How To Get Smoothly Melted Chocolate In The Air Fryer

Let's be honest — melting chocolate for a homemade confectionary or pastry is a complete chore. This internationally ubiquitous candy is a surprisingly fickle ingredient to work with when it comes to baking or molding, mostly due to its complex composition of sugars and fats. There's so much that can go wrong while trying to melt chocolate, from burning to seizing just because of a simple misstep. Microwaving makes the process much easier, but if the inside of your microwave oven gets even a little misty, your chocolate will most likely seize up and ruin itself. Not to mention, one of the biggest mistakes you can make while microwaving chocolate is using too high of a setting. If your microwave doesn't have the option to adjust its power output, you might have chronic troubles with what even professional cooks have called their favorite chocolate-melting method.

Thankfully, there's still a way to easily melt chocolate without having to go for the full double-boil setup.
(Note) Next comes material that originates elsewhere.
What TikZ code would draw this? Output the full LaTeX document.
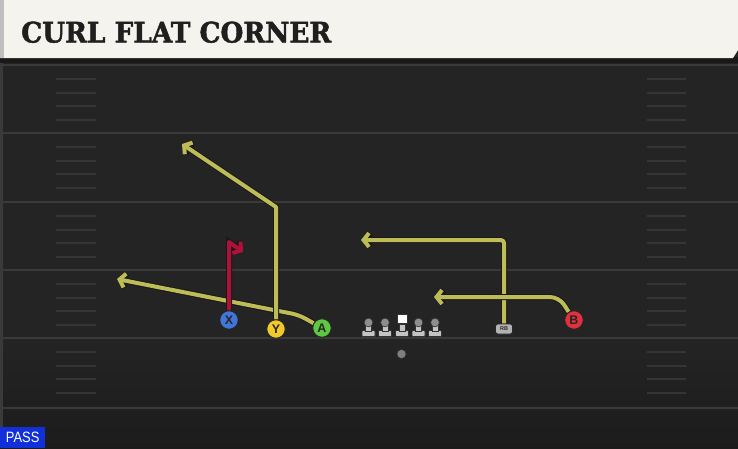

If you've got an air fryer, you already have the perfect appliance for a fuss-free chocolate melting process — provided you also have an air fryer-safe bowl, of course. While it may take a little longer than microwaving, air-frying your chocolate is a simple and easy way of guaranteeing smooth melted chocolate without needing the expertise or equipment of a full-on chocolatier.

How to melt chocolate in the air fryer

The first thing you should know before melting chocolate is that water is chocolate's worst enemy. Even the smallest presence of moisture can cause chocolate to seize during melting, as the sugars clump onto the water instead of the fats, and a figurative and almost literal wrench is thrown into the entire melting process. That's why the most professional and traditional method of melting chocolate involves using a double boiler — that is, a bowl set on top of a pot of boiling water so that you get all the mellow heat of steam without the moisture.
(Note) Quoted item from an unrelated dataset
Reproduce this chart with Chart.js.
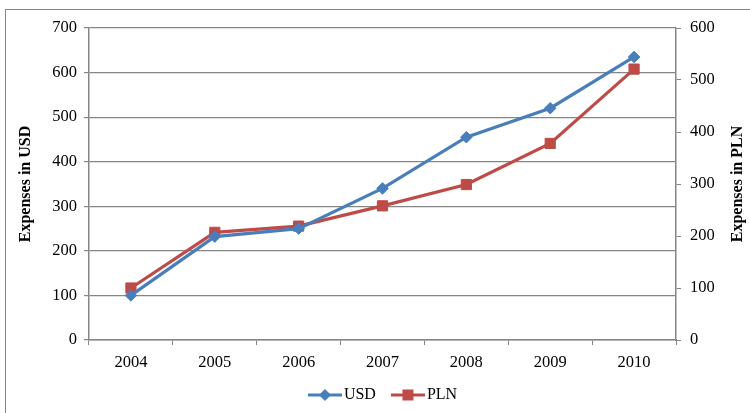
<!DOCTYPE html>
<html>
<head>
<meta charset="utf-8">
<script src="https://cdn.jsdelivr.net/npm/chart.js@4/dist/chart.umd.min.js"></script>
<style>
  html, body { margin: 0; padding: 0; background: #fff; }
  #wrap { position: relative; width: 750px; height: 413px; }
</style>
</head>
<body>
<div id="wrap"><canvas id="c" width="750" height="413"></canvas></div>
<script>
// Yearly expenses, USD on the left axis and PLN on the right axis
const years = ['2004', '2005', '2006', '2007', '2008', '2009', '2010'];
const usdValues = [100, 232, 250, 340, 455, 520, 635];
const plnValues = [100, 207, 219, 258, 299, 378, 521];
const usdTicks = [0, 100, 200, 300, 400, 500, 600, 700];
const plnTicks = [0, 100, 200, 300, 400, 500, 600];
const leftTitle = 'Expenses in USD';
const rightTitle = 'Expenses in PLN';

const BLUE = '#4A7EBB';
const RED = '#BE4B48';
const AXIS = '#868686';
const FONT = '"Liberation Serif", "Times New Roman", serif';
const TICK_SIZE = 16.5;

// line + marker swatch for a legend entry; the drawn part sits at the
// right of a wider transparent image so it lines up close to the text
function swatch(color, shape) {
  const cv = document.createElement('canvas');
  cv.width = 40; cv.height = 14;
  const g = cv.getContext('2d');
  const x0 = 6;
  g.strokeStyle = color; g.lineWidth = 3;
  g.beginPath(); g.moveTo(x0, 7); g.lineTo(x0 + 34, 7); g.stroke();
  g.fillStyle = color;
  g.beginPath();
  if (shape === 'diamond') {
    g.moveTo(x0 + 17, 1); g.lineTo(x0 + 23, 7); g.lineTo(x0 + 17, 13); g.lineTo(x0 + 11, 7);
  } else {
    g.rect(x0 + 11.5, 1.5, 11, 11);
  }
  g.closePath(); g.fill();
  return cv;
}

const frame = {
  id: 'frame',
  beforeDraw(chart) {
    const ctx = chart.ctx;
    ctx.save();
    ctx.strokeStyle = AXIS; ctx.lineWidth = 1;
    ctx.strokeRect(5.5, 9.5, 900, 600);
    ctx.restore();
  },
  afterDraw(chart) {
    const ctx = chart.ctx;
    const area = chart.chartArea;
    ctx.save();
    ctx.fillStyle = '#000';
    ctx.font = 'bold 16px ' + FONT;
    ctx.textAlign = 'center';
    ctx.textBaseline = 'middle';
    ctx.translate(738, (area.top + area.bottom) / 2);
    ctx.rotate(-Math.PI / 2);
    ctx.fillText(rightTitle, 0, 0);
    ctx.restore();
  }
};

new Chart(document.getElementById('c'), {
  type: 'line',
  data: {
    labels: years,
    datasets: [
      {
        label: 'USD', data: usdValues, yAxisID: 'y',
        borderColor: BLUE, backgroundColor: BLUE, borderWidth: 3.2,
        pointStyle: 'rectRot', pointRadius: 5.8, pointBorderWidth: 1,
        pointBackgroundColor: BLUE, pointBorderColor: BLUE, tension: 0
      },
      {
        label: 'PLN', data: plnValues, yAxisID: 'y1',
        borderColor: RED, backgroundColor: RED, borderWidth: 3.2,
        pointStyle: 'rect', pointRadius: 7.2, pointBorderWidth: 1,
        pointBackgroundColor: RED, pointBorderColor: RED, tension: 0
      }
    ]
  },
  options: {
    responsive: false,
    animation: false,
    devicePixelRatio: 1,
    layout: { padding: { top: 28, left: 0, right: 0, bottom: 0 } },
    plugins: {
      tooltip: { enabled: false },
      legend: {
        position: 'bottom',
        fullSize: false,
        labels: {
          usePointStyle: true,
          pointStyleWidth: 28,
          padding: 15,
          color: '#000',
          font: { family: FONT, size: 16 },
          generateLabels(chart) {
            return chart.data.datasets.map((ds, i) => ({
              text: ds.label,
              fillStyle: ds.borderColor,
              strokeStyle: ds.borderColor,
              lineWidth: 0,
              pointStyle: swatch(ds.borderColor, i === 0 ? 'diamond' : 'square'),
              datasetIndex: i,
              hidden: false
            }));
          }
        }
      }
    },
    scales: {
      x: {
        offset: true,
        grid: { offset: true, drawOnChartArea: false, drawTicks: true, tickLength: 5, color: AXIS },
        border: { color: AXIS, width: 1.5 },
        ticks: { color: '#000', font: { family: FONT, size: TICK_SIZE }, padding: 8, maxRotation: 0 },
        afterFit(s) { s.height = 32; }
      },
      y: {
        position: 'left',
        min: 0, max: 700,
        afterBuildTicks(s) { s.ticks = usdTicks.map(v => ({ value: v })); },
        grid: { color: AXIS, lineWidth: 1.2, tickLength: 5, drawTicks: true },
        border: { color: AXIS, width: 1.5 },
        ticks: { color: '#000', font: { family: FONT, size: TICK_SIZE }, padding: 7 },
        title: { display: true, text: leftTitle, color: '#000', font: { family: FONT, size: 16, weight: 'bold' }, padding: { top: 16, bottom: 0 } },
        afterFit(s) { s.width = 89; }
      },
      y1: {
        position: 'right',
        min: 0, max: 600,
        afterBuildTicks(s) { s.ticks = plnTicks.map(v => ({ value: v })); },
        grid: { drawOnChartArea: false, tickLength: 5, color: AXIS },
        border: { color: AXIS, width: 1.5 },
        ticks: { color: '#000', font: { family: FONT, size: TICK_SIZE }, padding: 9 },
        afterFit(s) { s.width = 74; }
      }
    }
  },
  plugins: [frame]
});
</script>
</body>
</html>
Air fryers, being a compact convection oven, provide an excellent environment for melting chocolate. The convection mechanisms drastically reduce any chance that stray moisture will develop or get trapped inside, circumventing concerns over seizing. Furthermore, you can always adjust the temperature on even the most budget models of air fryers, giving you much more precise control over the entire process.
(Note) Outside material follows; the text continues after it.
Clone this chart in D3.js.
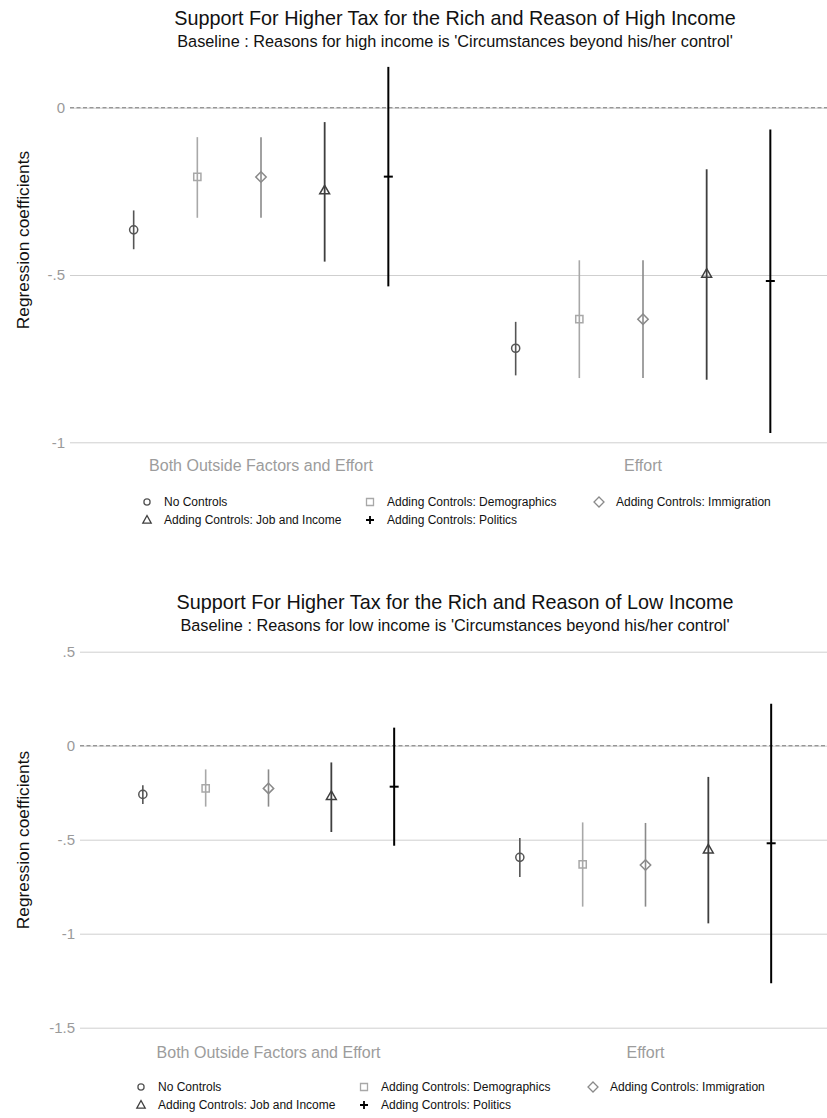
<!DOCTYPE html>
<html>
<head>
<meta charset="utf-8">
<script src="https://cdn.jsdelivr.net/npm/d3@7/dist/d3.min.js"></script>
<style>
  html, body { margin: 0; padding: 0; background: #fff; }
  svg { display: block; font-family: "Liberation Sans", Arial, Helvetica, sans-serif; }
</style>
</head>
<body>
<svg id="chart" width="827" height="1118"></svg>
<script>
// ---------- DATA ----------
const categories = ["Both Outside Factors and Effort", "Effort"];
const seriesNames = [
  "No Controls",
  "Adding Controls: Demographics",
  "Adding Controls: Immigration",
  "Adding Controls: Job and Income",
  "Adding Controls: Politics"
];
// Chart 1: reason of high income (rows = categories, cols = series)
const highCoef = [
  [-0.365, -0.207, -0.207, -0.249, -0.206],
  [-0.719, -0.632, -0.632, -0.498, -0.518]
];
const highLo = [
  [-0.423, -0.329, -0.329, -0.460, -0.534],
  [-0.800, -0.808, -0.808, -0.813, -0.972]
];
const highHi = [
  [-0.307, -0.088, -0.088, -0.043, 0.122],
  [-0.640, -0.456, -0.456, -0.184, -0.065]
];
// Chart 2: reason of low income
const lowCoef = [
  [-0.259, -0.227, -0.227, -0.271, -0.218],
  [-0.594, -0.631, -0.635, -0.555, -0.519]
];
const lowLo = [
  [-0.310, -0.324, -0.324, -0.459, -0.532],
  [-0.698, -0.856, -0.856, -0.945, -1.264]
];
const lowHi = [
  [-0.211, -0.126, -0.126, -0.089, 0.096],
  [-0.491, -0.408, -0.411, -0.166, 0.223]
];
const highTicks = [0, -0.5, -1];
const highTickLabels = ["0", "-.5", "-1"];
const lowTicks = [0.5, 0, -0.5, -1, -1.5];
const lowTickLabels = [".5", "0", "-.5", "-1", "-1.5"];

// ---------- STYLE ----------
const seriesColor = ["#555555", "#a8a8a8", "#8a8a8a", "#3f3f3f", "#000000"];
const seriesWidth = [1.6, 1.6, 1.6, 1.8, 2];
const symbolPaths = [
  d3.symbol(d3.symbolCircle, 52)(),
  "M-3.6,-3.6H3.6V3.6H-3.6Z",
  "M0,-5.2L5.2,0L0,5.2L-5.2,0Z",
  d3.symbol(d3.symbolTriangle, 42)(),
  "M-4.5,0H4.5"
];
const legendPaths = [
  d3.symbol(d3.symbolCircle, 30)(),
  "M-3.5,-3.5H3.5V3.5H-3.5Z",
  "M0,-5L5,0L0,5L-5,0Z",
  "M0,-4.5L4.2,3.2L-4.2,3.2Z",
  "M-4,0H4M0,-4V4"
];

const svg = d3.select("#chart");

function drawPanel(cfg) {
  const g = svg.append("g");
  const x = d3.scaleLinear().domain([0, 12]).range([cfg.left, 834]);
  const y = d3.scaleLinear().domain(cfg.domain).range(cfg.yRange);

  // titles
  g.append("text").attr("x", 455).attr("y", cfg.titleY)
    .attr("text-anchor", "middle").attr("font-size", 19.8).attr("fill", "#111")
    .text(cfg.title);
  g.append("text").attr("x", 455).attr("y", cfg.titleY + 22)
    .attr("text-anchor", "middle").attr("font-size", 16.3).attr("fill", "#111")
    .text(cfg.subtitle);

  // y axis via d3.axisLeft (styled as gridlines)
  const axis = d3.axisLeft(y)
    .tickValues(cfg.ticks)
    .tickFormat((d, i) => cfg.tickLabels[i])
    .tickSize(-(834 - cfg.left))
    .tickPadding(5);
  const ag = g.append("g").attr("transform", `translate(${cfg.left},0)`).call(axis);
  ag.select(".domain").remove();
  ag.selectAll(".tick line").attr("stroke", "#cfcfcf").attr("stroke-width", 1);
  ag.selectAll(".tick text").attr("fill", "#9a9a9a").attr("font-size", 15)
    .attr("font-family", "\"Liberation Sans\", Arial, sans-serif");

  // zero dashed line
  g.append("line")
    .attr("x1", cfg.left).attr("x2", 834)
    .attr("y1", y(0)).attr("y2", y(0))
    .attr("stroke", "#7a7a7a").attr("stroke-width", 1.1)
    .attr("stroke-dasharray", "4,2.5");

  // y axis title
  const ty = cfg.yTitleY;
  g.append("text")
    .attr("transform", `translate(29,${ty}) rotate(-90)`)
    .attr("text-anchor", "middle").attr("font-size", 17.3).attr("fill", "#111")
    .text("Regression coefficients");

  // category labels
  categories.forEach((c, ci) => {
    g.append("text").attr("x", x(ci * 6 + 3)).attr("y", cfg.catY)
      .attr("text-anchor", "middle").attr("font-size", 16).attr("fill", "#9c9c9c")
      .text(c);
  });

  // error bars and markers
  const pts = [];
  categories.forEach((c, ci) => {
    seriesNames.forEach((s, si) => {
      pts.push({ ci, si, pos: ci * 6 + si + 1,
        coef: cfg.coef[ci][si], lo: cfg.lo[ci][si], hi: cfg.hi[ci][si] });
    });
  });
  g.selectAll("line.err").data(pts).enter().append("line")
    .attr("class", "err")
    .attr("x1", d => x(d.pos)).attr("x2", d => x(d.pos))
    .attr("y1", d => y(d.lo)).attr("y2", d => y(d.hi))
    .attr("stroke", d => seriesColor[d.si])
    .attr("stroke-width", d => seriesWidth[d.si]);
  g.selectAll("path.mk").data(pts).enter().append("path")
    .attr("class", "mk")
    .attr("transform", d => `translate(${x(d.pos)},${y(d.coef)})`)
    .attr("d", d => symbolPaths[d.si])
    .attr("fill", "none")
    .attr("stroke", d => seriesColor[d.si])
    .attr("stroke-width", d => d.si === 4 ? 2 : 1.5);

  // legend
  const colX = [147, 370, 599];
  seriesNames.forEach((s, i) => {
    const col = i < 3 ? i : i - 3;
    const row = i < 3 ? 0 : 1;
    const lx = colX[col] + cfg.legendShift;
    const ly = cfg.legendY + row * 18;
    g.append("path").attr("transform", `translate(${lx},${ly})`)
      .attr("d", legendPaths[i]).attr("fill", "none")
      .attr("stroke", seriesColor[i])
      .attr("stroke-width", i === 4 ? 1.8 : 1.3);
    g.append("text").attr("x", lx + 17).attr("y", ly + 4)
      .attr("font-size", 12).attr("fill", "#111").text(s);
  });
}

drawPanel({
  title: "Support For Higher Tax for the Rich and Reason of High Income",
  subtitle: "Baseline : Reasons for high income is 'Circumstances beyond his/her control'",
  titleY: 25, left: 70,
  domain: [-1, 0], yRange: [442.3, 107.7],
  ticks: highTicks, tickLabels: highTickLabels,
  coef: highCoef, lo: highLo, hi: highHi,
  yTitleY: 240, catY: 471, legendY: 502, legendShift: 0
});
drawPanel({
  title: "Support For Higher Tax for the Rich and Reason of Low Income",
  subtitle: "Baseline : Reasons for low income is 'Circumstances beyond his/her control'",
  titleY: 609, left: 80,
  domain: [-1.5, 0.5], yRange: [1027.7, 651.7],
  ticks: lowTicks, tickLabels: lowTickLabels,
  coef: lowCoef, lo: lowLo, hi: lowHi,
  yTitleY: 840, catY: 1058, legendY: 1087, legendShift: -6
});
</script>
</body>
</html>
What you'll want to do is set your air fryer to preheat to 250 degrees Fahrenheit. For the best results, chop or grate the chocolate beforehand to smooth out and shorten the process. Once the air fryer is done preheating, put your chocolate in a heat-safe bowl and carefully set it into the air fryer basket. While you can theoretically leave the chocolate in there for 3 to 5 minutes until done, you may want to check in on it every so often to stir and make sure it doesn't burn around the edges.

Things to consider when melting chocolate in the air fryer

While melting chocolate in the air fryer is easy and convenient, there are a few things to keep in mind to make sure things don't go sideways in the process. As mentioned, any presence of water is the death knell of melted chocolate, so it's important to fully dry out any and all utensils and bowls you'll be using before they come into contact with the chocolate. This includes the inside of the air fryer. If you've cooked something particularly moist in there just before your chocolate, you'll probably want to double-check and give the basket as well as the chamber a quick wipe-down.

Another important thing to consider is the material of the bowl you'll be using. Most, if not all oven-safe bowls are also air-fryer safe, but an important thing to note is that different materials heat up to different degrees. Metal can absorb blistering amounts of heat in a very short time, and a metal bowl increases the chances that your chocolate might start burning around the edges while in the air fryer. To give your chocolate the best chance possible, stick to glass, ceramic, stone, or food-grade silicone containers, all of which heat up much slower than metal and are less likely to burn your chocolate in the 3 to 5 minutes of melting.